Thursday, March 25, 2010

Sonnet I

In Charlotte Smith’s Sonnet I, the main conflicts are between her and herself as well as between her and society. Throughout the beginning of the sonnet, there is a connection between beauty and inspiration within nature as seen in lines 4 and 5. However, Smith then comes to state that

“But far, far happier is the lot of those
Who never learn’d her dear delusive art,
Which, while it decks the head with many a rose.
Reserves the thorn- to fester in the heart.”

Here she is connecting suffering even when happy. Even though there are crowns of flowers, which show happiness, there are also thorns involved that is causing all the pain she is enduring. The main conflicts are between her and herself and between her and society.

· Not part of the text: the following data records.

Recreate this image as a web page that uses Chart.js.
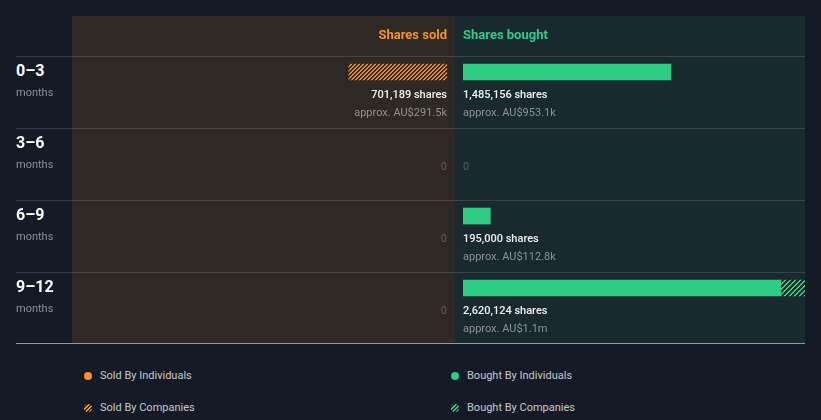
<!DOCTYPE html>
<html>
<head>
<meta charset="utf-8">
<script src="https://cdn.jsdelivr.net/npm/chart.js@4"></script>
<style>
  html,body{margin:0;padding:0;background:#151b26;width:821px;height:420px;overflow:hidden;font-family:Roboto,"Open Sans",sans-serif;}
  .abs{position:absolute;}
  .panel{position:absolute;top:16px;height:327px;}
  .hline{position:absolute;left:16px;width:789px;height:1px;background:rgba(255,255,255,0.13);}
  .txt{position:absolute;white-space:nowrap;line-height:16px;}
  .period{font-size:16px;font-weight:700;color:#ffffff;}
  .months{font-size:11px;color:#8b8e93;}
  .hdr{font-size:13px;font-weight:700;}
  .leg{font-size:11px;color:#c5c8cc;}
  .dot{position:absolute;width:8px;height:8px;border-radius:50%;}
</style>
</head>
<body>
<div class="panel" style="left:72px;width:383px;background:#2e2924;"></div>
<div class="panel" style="left:455px;width:350px;background:#182a2e;"></div>
<canvas id="sold" class="abs" width="383" height="327" style="left:72px;top:16px;"></canvas>
<canvas id="bought" class="abs" width="350" height="327" style="left:455px;top:16px;"></canvas>
<div id="deco"></div>
<script>
// ---- data ----
const periods = ['0\u20133', '3\u20136', '6\u20139', '9\u201312'];
const soldIndividuals = [0, 0, 0, 0];
const soldCompanies = [701189, 0, 0, 0];
const boughtIndividuals = [1485156, 0, 195000, 2271000];
const boughtCompanies = [0, 0, 0, 349124];
const soldValues = ['AU$291.5k', '', '', ''];
const boughtValues = ['AU$953.1k', '', 'AU$112.8k', 'AU$1.1m'];
const legendLabels = ['Sold By Individuals', 'Bought By Individuals', 'Sold By Companies', 'Bought By Companies'];

const ORANGE = '#f7931e';
const GREEN = '#2ecc85';
const SOLD_MAX = 2680000;
const BOUGHT_MAX = 2443000;

// crisp pixel hatch: stripes "/" inside a square tile; alphas per stripe pixel offset
function hatch(rgb, size, alphas) {
  const c = document.createElement('canvas');
  c.width = c.height = size;
  const x = c.getContext('2d');
  const img = x.createImageData(size, size);
  for (let yy = 0; yy < size; yy++) {
    for (let xx = 0; xx < size; xx++) {
      const a = alphas[(xx + yy) % size] || 0;
      const p = (yy * size + xx) * 4;
      img.data[p] = rgb[0]; img.data[p + 1] = rgb[1]; img.data[p + 2] = rgb[2]; img.data[p + 3] = a;
    }
  }
  x.putImageData(img, 0, 0);
  return x.createPattern(c, 'repeat');
}

const fmt = n => n.toLocaleString('en-US');
const nz = arr => arr.map(v => (v > 0 ? v : null));

function labelPlugin(ind, comp, values, align) {
  return {
    id: 'vlabels',
    afterDatasetsDraw(chart) {
      const ctx = chart.ctx;
      const yScale = chart.scales.y;
      const x0 = chart.scales.x.getPixelForValue(0);
      ctx.save();
      ctx.textAlign = align;
      ctx.textBaseline = 'middle';
      periods.forEach((p, i) => {
        const y = yScale.getPixelForValue(i);
        const total = ind[i] + comp[i];
        if (total > 0) {
          ctx.font = '500 11px Roboto';
          ctx.fillStyle = '#f2f2f2';
          ctx.fillText(fmt(total) + ' shares', x0, y + 23);
          ctx.font = '400 11px Roboto';
          ctx.fillStyle = '#8e9191';
          ctx.fillText('approx. ' + values[i], x0, y + 41);
        } else {
          ctx.font = '400 11px Roboto';
          ctx.fillStyle = '#5e5e5e';
          ctx.fillText('0', x0, y + 23);
        }
      });
      ctx.restore();
    }
  };
}

function makeChart(id, ind, comp, values, color, pattern, max, reverse, pad, names) {
  return new Chart(document.getElementById(id), {
    type: 'bar',
    data: {
      labels: periods,
      datasets: [
        { label: names[0], data: nz(ind), backgroundColor: color, barThickness: 16, borderWidth: 0 },
        { label: names[1], data: nz(comp), backgroundColor: pattern, barThickness: 16, borderWidth: 0 }
      ]
    },
    options: {
      indexAxis: 'y',
      responsive: false,
      animation: false,
      layout: { padding: pad },
      scales: {
        x: { stacked: true, reverse: reverse, min: 0, max: max, display: false },
        y: { stacked: true, display: false }
      },
      plugins: { legend: { display: false }, tooltip: { enabled: false } }
    },
    plugins: [labelPlugin(ind, comp, values, reverse ? 'right' : 'left')]
  });
}

makeChart('sold', soldIndividuals, soldCompanies, soldValues, ORANGE, hatch([255, 148, 20], 4, [0, 0, 200, 255]),
  SOLD_MAX, true, { top: 20, bottom: 19, left: 0, right: 8 }, [legendLabels[0], legendLabels[2]]);
makeChart('bought', boughtIndividuals, boughtCompanies, boughtValues, GREEN, hatch([46, 204, 133], 5, [0, 0, 0, 255, 255]),
  BOUGHT_MAX, false, { top: 20, bottom: 19, left: 8, right: 0 }, [legendLabels[1], legendLabels[3]]);

// ---- decorations / static text ----
const deco = document.getElementById('deco');
let html = '';
[56, 128, 200, 272].forEach(y => { html += `<div class="hline" style="top:${y}px"></div>`; });
html += `<div class="hline" style="top:343px;background:#8f9c9c"></div>`;
html += `<div class="txt hdr" style="right:${821-447}px;top:27px;color:${ORANGE}">Shares sold</div>`;
html += `<div class="txt hdr" style="left:463px;top:27px;color:${GREEN}">Shares bought</div>`;
periods.forEach((p, i) => {
  const top = 56 + i * 72;
  html += `<div class="txt period" style="left:16px;top:${top + 7}px">${p}</div>`;
  html += `<div class="txt months" style="left:16px;top:${top + 29}px">months</div>`;
});
const legPos = [[88, 376], [455, 376], [88, 408], [455, 408]];
legendLabels.forEach((l, i) => {
  const [cx, cy] = legPos[i];
  const col = i % 2 === 0 ? ORANGE : GREEN;
  const bg = i < 2 ? col : `repeating-linear-gradient(135deg, ${col} 0 1.5px, #2b2f33 1.5px 3px)`;
  html += `<div class="dot" style="left:${cx-4}px;top:${cy-4}px;background:${bg}"></div>`;
  html += `<div class="txt leg" style="left:${cx+12}px;top:${cy-8}px">${l}</div>`;
});
deco.innerHTML = html;
</script>
</body>
</html>
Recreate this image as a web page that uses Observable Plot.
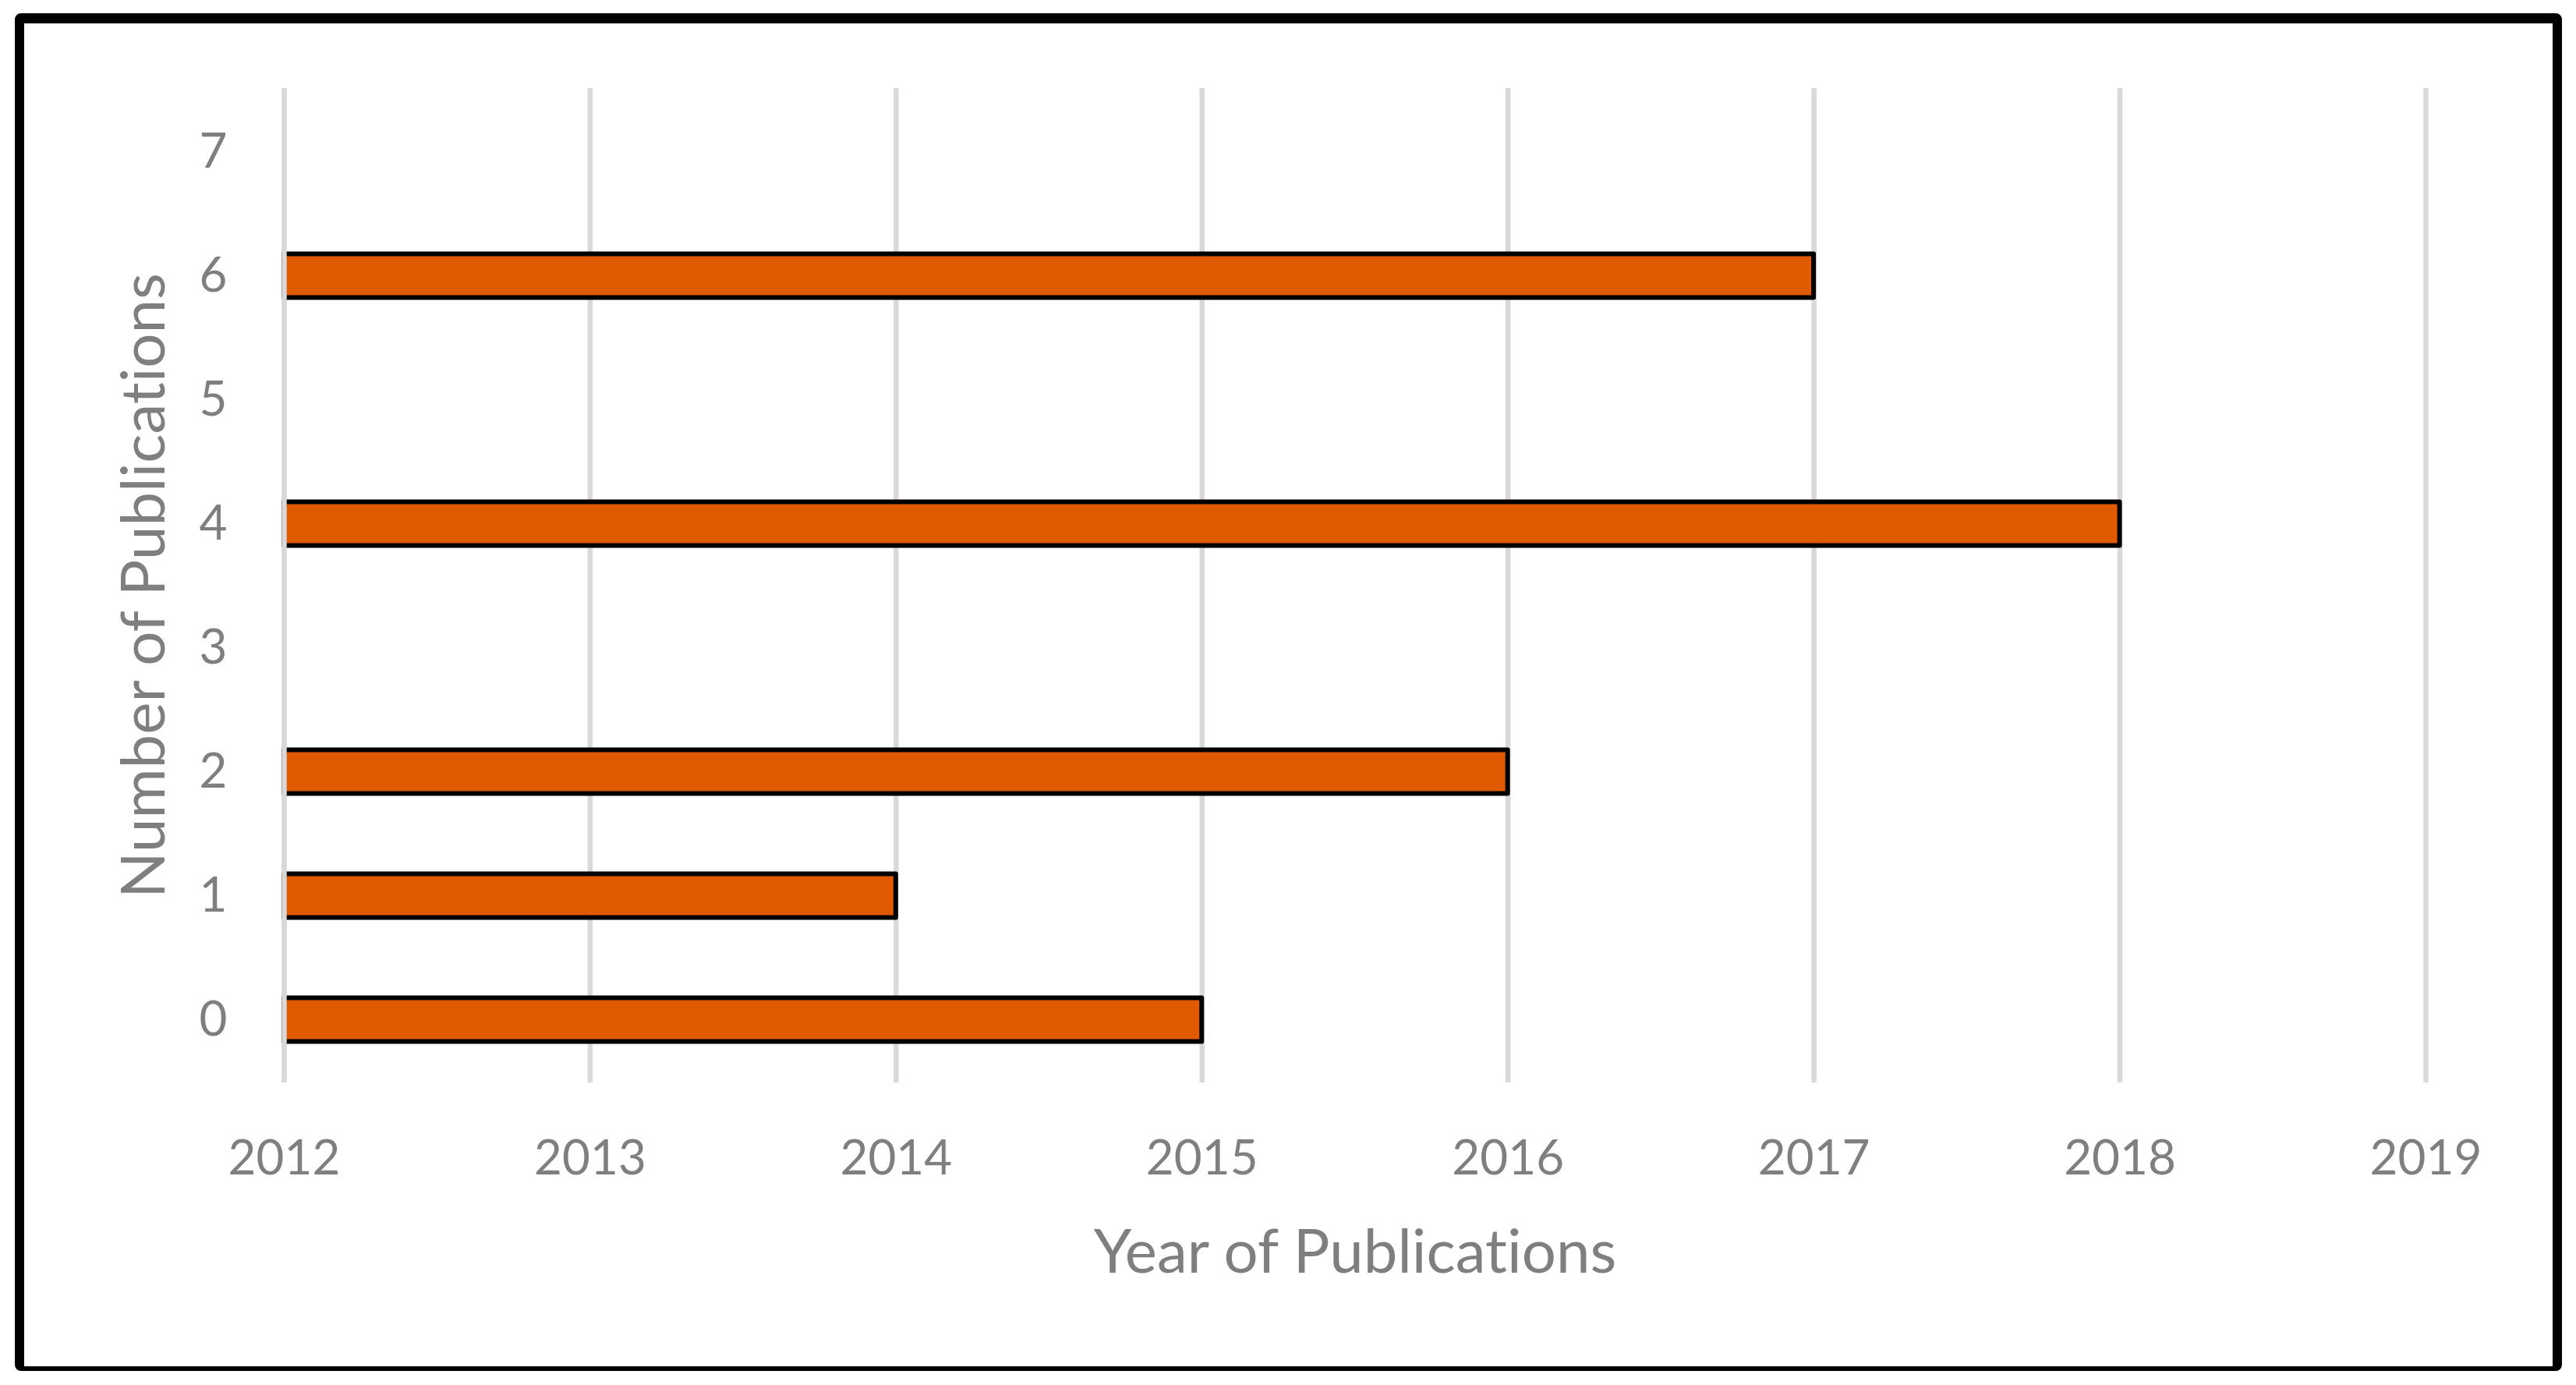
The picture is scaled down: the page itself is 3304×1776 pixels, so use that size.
<!DOCTYPE html>
<html>
<head>
<meta charset="utf-8">
<script src="https://cdn.jsdelivr.net/npm/d3@7"></script>
<script src="https://cdn.jsdelivr.net/npm/@observablehq/plot@0.6"></script>
<style>
  html, body { margin: 0; padding: 0; background: #fff; overflow: hidden; width: 3304px; height: 1776px; }
  #chart { position: absolute; left: 0; top: 0; }
  #chart svg text { font-variant-ligatures: none; font-feature-settings: "liga" 0; }
  #frame { position: absolute; left: 19px; top: 17px; width: 3267px; height: 1741px; box-sizing: border-box;
           border: 12px solid #000; border-top-width: 13px; border-bottom-width: 6px; border-radius: 8px; pointer-events: none; }
</style>
</head>
<body>
<div id="chart"></div>
<div id="frame"></div>
<script>
// Data
const counts = [0, 1, 2, 4, 6];                 // "Number of Publications" category of each bar
const years  = [2015, 2014, 2016, 2018, 2017];  // "Year of Publications" end of each bar
const baseYear = 2012;                          // axis minimum where bars start
const xTicks = [2012, 2013, 2014, 2015, 2016, 2017, 2018, 2019];
const yTicks = [0, 1, 2, 3, 4, 5, 6, 7];
const xTitle = "Year of Publications";
const yTitle = "Number of Publications";

const rows = counts.map((c, i) => ({count: c, year: years[i]}));

const textColor = "#7f7f7f";
const gridStyle = {stroke: "#d9d9d9", strokeOpacity: 1, strokeWidth: 6.5};

const chart = Plot.plot({
  width: 3304,
  height: 1776,
  marginLeft: 364,
  marginRight: 193,
  marginTop: 113,
  marginBottom: 388,
  style: {fontFamily: "Lato, 'Open Sans', sans-serif", background: "transparent", color: textColor},
  x: {domain: [xTicks[0], xTicks[xTicks.length - 1]]},
  y: {type: "band", domain: yTicks.slice().reverse(), padding: 0},
  marks: [
    Plot.gridX(xTicks, gridStyle),
    Plot.barX(rows, {
      x1: baseYear, x2: "year", y: "count",
      fill: "#E05A00", stroke: "#000", strokeWidth: 6, strokeLinejoin: "round",
      insetTop: 51.4, insetBottom: 51.4
    }),
    Plot.gridX([baseYear], gridStyle),
    Plot.axisX(xTicks, {tickSize: 0, tickPadding: 73, fontSize: 62, tickFormat: "d", fill: textColor, label: null}),
    Plot.axisY(yTicks, {tickSize: 0, tickPadding: 73, fontSize: 62, fill: textColor, label: null}),
    Plot.text([xTitle], {text: d => d, frameAnchor: "bottom", textAnchor: "middle", lineAnchor: "top", dy: 188, fontSize: 78, fill: textColor}),
    Plot.text([yTitle], {text: d => d, frameAnchor: "left", textAnchor: "middle", rotate: -90, lineAnchor: "top", dx: -209, fontSize: 78, fill: textColor})
  ]
});
document.getElementById("chart").appendChild(chart);
</script>
</body>
</html>
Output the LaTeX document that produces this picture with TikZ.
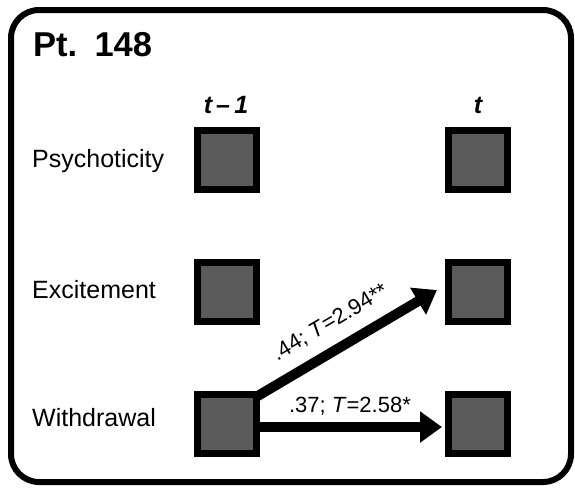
\documentclass[tikz,border=0pt]{standalone}
\usepackage{fontspec}
\setmainfont{Liberation Sans}
\usetikzlibrary{arrows.meta}
\definecolor{boxgray}{HTML}{5A5A5A}
\begin{document}
\begin{tikzpicture}[x=1pt,y=-1pt,
  varbox/.style={draw=black, fill=boxgray, line width=7pt, minimum size=59pt, inner sep=0pt, outer sep=0pt},
  rowlabel/.style={anchor=base west, inner sep=0pt, font=\fontsize{25}{30}\selectfont},
  timelabel/.style={anchor=base, inner sep=0pt, font=\fontsize{25}{30}\selectfont\bfseries\itshape},
  effect/.style={line width=10pt, -{Triangle[length=22pt,width=30pt]}},
  efflabel/.style={anchor=south, text depth=0pt, inner xsep=0pt, font=\fontsize{22}{26}\selectfont}
]
\useasboundingbox (0,0) rectangle (575,488);
\draw[line width=6pt, rounded corners=28pt] (11,10) rectangle (571,482);
\node[anchor=base west, inner sep=0pt, font=\fontsize{34.5}{40}\selectfont\bfseries] (title) at (33,56) {Pt.\hspace{0.5em}148};

\node[timelabel] (tA) at (226,113) {t\,–\,1};
\node[timelabel] (tB) at (478,113) {t};

\node[rowlabel] (lP) at (32,167) {Psychoticity};
\node[rowlabel] (lE) at (32,298) {Excitement};
\node[rowlabel] (lW) at (32,426) {Withdrawal};

\node[varbox] (pA) at (226.5,159.5) {};
\node[varbox] (pB) at (478,159.5) {};
\node[varbox] (eA) at (226.5,291.5) {};
\node[varbox] (eB) at (478,291.5) {};
\node[varbox] (wA) at (226.5,423.5) {};
\node[varbox] (wB) at (478,423.5) {};

\draw[effect, shorten >=13.4pt] ([yshift=-3pt]wA.north east) -- ([yshift=8.3pt]eB.west)
  node[efflabel, sloped, pos=0.455, inner ysep=15pt] (lab1) {.44; \textit{T}=2.94**};
\draw[effect, shorten >=6.5pt] ([yshift=-3.5pt]wA.east) -- ([yshift=-3.5pt]wB.west)
  node[efflabel, pos=0.488, inner ysep=10pt] (lab2) {.37; \textit{T}=2.58*};
\end{tikzpicture}
\end{document}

ROMANTICISM: 1 often capitalized (1) : a literary, artistic, and philosophical movement originating in the 18th century, characterized chiefly by a reaction against neoclassicism and an emphasis on the imagination and emotions, and marked especially in English literature by sensibility and the use of autobiographical material, an exaltation of the primitive and the common man, an appreciation of external nature, an interest in the remote, a predilection for melancholy, and the use in poetry of older verse forms

This sonnet helps demonstrate Romanticism in that her emotion is expressed in many forms throughout the sonnet with use of vivid imagery that seems to capture the heart and lead to suffering. Suffering is needed in life to appreciate who we are as individuals.